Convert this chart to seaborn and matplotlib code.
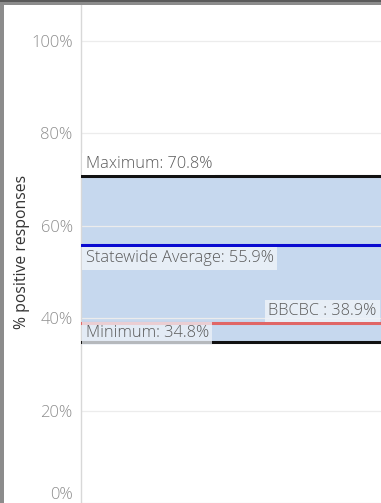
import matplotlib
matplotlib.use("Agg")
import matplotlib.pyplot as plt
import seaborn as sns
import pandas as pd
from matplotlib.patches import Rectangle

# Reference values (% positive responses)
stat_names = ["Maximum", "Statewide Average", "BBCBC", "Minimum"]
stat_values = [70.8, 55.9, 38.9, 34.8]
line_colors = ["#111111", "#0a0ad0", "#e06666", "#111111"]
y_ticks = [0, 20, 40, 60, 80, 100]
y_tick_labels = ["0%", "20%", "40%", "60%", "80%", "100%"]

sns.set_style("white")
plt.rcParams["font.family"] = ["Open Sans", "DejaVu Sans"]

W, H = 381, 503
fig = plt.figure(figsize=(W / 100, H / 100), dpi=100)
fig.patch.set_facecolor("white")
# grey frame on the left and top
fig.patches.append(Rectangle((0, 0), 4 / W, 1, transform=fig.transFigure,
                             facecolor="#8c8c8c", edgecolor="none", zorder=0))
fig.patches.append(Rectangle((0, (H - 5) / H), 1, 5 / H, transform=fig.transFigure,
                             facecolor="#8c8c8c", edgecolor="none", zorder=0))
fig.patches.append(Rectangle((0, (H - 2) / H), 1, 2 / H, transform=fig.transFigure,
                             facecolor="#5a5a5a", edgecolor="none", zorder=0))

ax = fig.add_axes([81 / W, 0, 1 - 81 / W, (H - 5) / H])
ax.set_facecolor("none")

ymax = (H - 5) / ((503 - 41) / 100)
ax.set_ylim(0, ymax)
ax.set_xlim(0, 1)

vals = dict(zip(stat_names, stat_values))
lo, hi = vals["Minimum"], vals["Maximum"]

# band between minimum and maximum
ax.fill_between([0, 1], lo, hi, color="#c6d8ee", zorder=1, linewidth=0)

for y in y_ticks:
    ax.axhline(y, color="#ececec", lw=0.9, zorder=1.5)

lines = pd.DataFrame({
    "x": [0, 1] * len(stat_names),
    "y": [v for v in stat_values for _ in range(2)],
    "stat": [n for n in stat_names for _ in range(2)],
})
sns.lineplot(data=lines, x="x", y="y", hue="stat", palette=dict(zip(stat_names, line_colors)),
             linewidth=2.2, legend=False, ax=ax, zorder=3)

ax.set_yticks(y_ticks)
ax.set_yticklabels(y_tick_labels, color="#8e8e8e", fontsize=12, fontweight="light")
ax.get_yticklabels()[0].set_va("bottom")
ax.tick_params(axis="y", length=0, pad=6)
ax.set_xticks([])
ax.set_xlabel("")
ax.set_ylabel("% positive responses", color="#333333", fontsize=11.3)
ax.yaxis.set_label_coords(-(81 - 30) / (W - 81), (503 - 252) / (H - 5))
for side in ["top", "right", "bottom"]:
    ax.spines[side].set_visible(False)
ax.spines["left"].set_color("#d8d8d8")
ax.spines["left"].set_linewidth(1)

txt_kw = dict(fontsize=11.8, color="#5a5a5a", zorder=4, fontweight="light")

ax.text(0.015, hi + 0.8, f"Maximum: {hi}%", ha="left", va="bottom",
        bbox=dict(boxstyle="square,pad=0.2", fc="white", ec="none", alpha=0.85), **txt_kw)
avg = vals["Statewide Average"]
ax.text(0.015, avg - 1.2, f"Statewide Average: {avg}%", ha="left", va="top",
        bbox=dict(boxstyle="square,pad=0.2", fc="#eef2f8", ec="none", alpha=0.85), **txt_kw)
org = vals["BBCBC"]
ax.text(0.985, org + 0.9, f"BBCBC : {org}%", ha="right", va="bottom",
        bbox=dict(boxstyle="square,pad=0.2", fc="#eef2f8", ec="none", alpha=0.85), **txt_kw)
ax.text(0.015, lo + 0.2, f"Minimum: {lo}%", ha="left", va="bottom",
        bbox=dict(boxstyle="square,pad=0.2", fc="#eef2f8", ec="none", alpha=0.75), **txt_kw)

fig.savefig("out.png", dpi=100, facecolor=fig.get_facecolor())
◆ ◆ ◆
# Set exercise:
Omit the pictures and output all of the other material exactly.

# Problem solution:
Convert this chart to seaborn and matplotlib code.
import matplotlib
matplotlib.use("Agg")
import matplotlib.pyplot as plt
import seaborn as sns
import pandas as pd
from matplotlib.patches import Rectangle

# Reference values (% positive responses)
stat_names = ["Maximum", "Statewide Average", "BBCBC", "Minimum"]
stat_values = [70.8, 55.9, 38.9, 34.8]
line_colors = ["#111111", "#0a0ad0", "#e06666", "#111111"]
y_ticks = [0, 20, 40, 60, 80, 100]
y_tick_labels = ["0%", "20%", "40%", "60%", "80%", "100%"]

sns.set_style("white")
plt.rcParams["font.family"] = ["Open Sans", "DejaVu Sans"]

W, H = 381, 503
fig = plt.figure(figsize=(W / 100, H / 100), dpi=100)
fig.patch.set_facecolor("white")
# grey frame on the left and top
fig.patches.append(Rectangle((0, 0), 4 / W, 1, transform=fig.transFigure,
                             facecolor="#8c8c8c", edgecolor="none", zorder=0))
fig.patches.append(Rectangle((0, (H - 5) / H), 1, 5 / H, transform=fig.transFigure,
                             facecolor="#8c8c8c", edgecolor="none", zorder=0))
fig.patches.append(Rectangle((0, (H - 2) / H), 1, 2 / H, transform=fig.transFigure,
                             facecolor="#5a5a5a", edgecolor="none", zorder=0))

ax = fig.add_axes([81 / W, 0, 1 - 81 / W, (H - 5) / H])
ax.set_facecolor("none")

ymax = (H - 5) / ((503 - 41) / 100)
ax.set_ylim(0, ymax)
ax.set_xlim(0, 1)

vals = dict(zip(stat_names, stat_values))
lo, hi = vals["Minimum"], vals["Maximum"]

# band between minimum and maximum
ax.fill_between([0, 1], lo, hi, color="#c6d8ee", zorder=1, linewidth=0)

for y in y_ticks:
    ax.axhline(y, color="#ececec", lw=0.9, zorder=1.5)

lines = pd.DataFrame({
    "x": [0, 1] * len(stat_names),
    "y": [v for v in stat_values for _ in range(2)],
    "stat": [n for n in stat_names for _ in range(2)],
})
sns.lineplot(data=lines, x="x", y="y", hue="stat", palette=dict(zip(stat_names, line_colors)),
             linewidth=2.2, legend=False, ax=ax, zorder=3)

ax.set_yticks(y_ticks)
ax.set_yticklabels(y_tick_labels, color="#8e8e8e", fontsize=12, fontweight="light")
ax.get_yticklabels()[0].set_va("bottom")
ax.tick_params(axis="y", length=0, pad=6)
ax.set_xticks([])
ax.set_xlabel("")
ax.set_ylabel("% positive responses", color="#333333", fontsize=11.3)
ax.yaxis.set_label_coords(-(81 - 30) / (W - 81), (503 - 252) / (H - 5))
for side in ["top", "right", "bottom"]:
    ax.spines[side].set_visible(False)
ax.spines["left"].set_color("#d8d8d8")
ax.spines["left"].set_linewidth(1)

txt_kw = dict(fontsize=11.8, color="#5a5a5a", zorder=4, fontweight="light")

ax.text(0.015, hi + 0.8, f"Maximum: {hi}%", ha="left", va="bottom",
        bbox=dict(boxstyle="square,pad=0.2", fc="white", ec="none", alpha=0.85), **txt_kw)
avg = vals["Statewide Average"]
ax.text(0.015, avg - 1.2, f"Statewide Average: {avg}%", ha="left", va="top",
        bbox=dict(boxstyle="square,pad=0.2", fc="#eef2f8", ec="none", alpha=0.85), **txt_kw)
org = vals["BBCBC"]
ax.text(0.985, org + 0.9, f"BBCBC : {org}%", ha="right", va="bottom",
        bbox=dict(boxstyle="square,pad=0.2", fc="#eef2f8", ec="none", alpha=0.85), **txt_kw)
ax.text(0.015, lo + 0.2, f"Minimum: {lo}%", ha="left", va="bottom",
        bbox=dict(boxstyle="square,pad=0.2", fc="#eef2f8", ec="none", alpha=0.75), **txt_kw)

fig.savefig("out.png", dpi=100, facecolor=fig.get_facecolor())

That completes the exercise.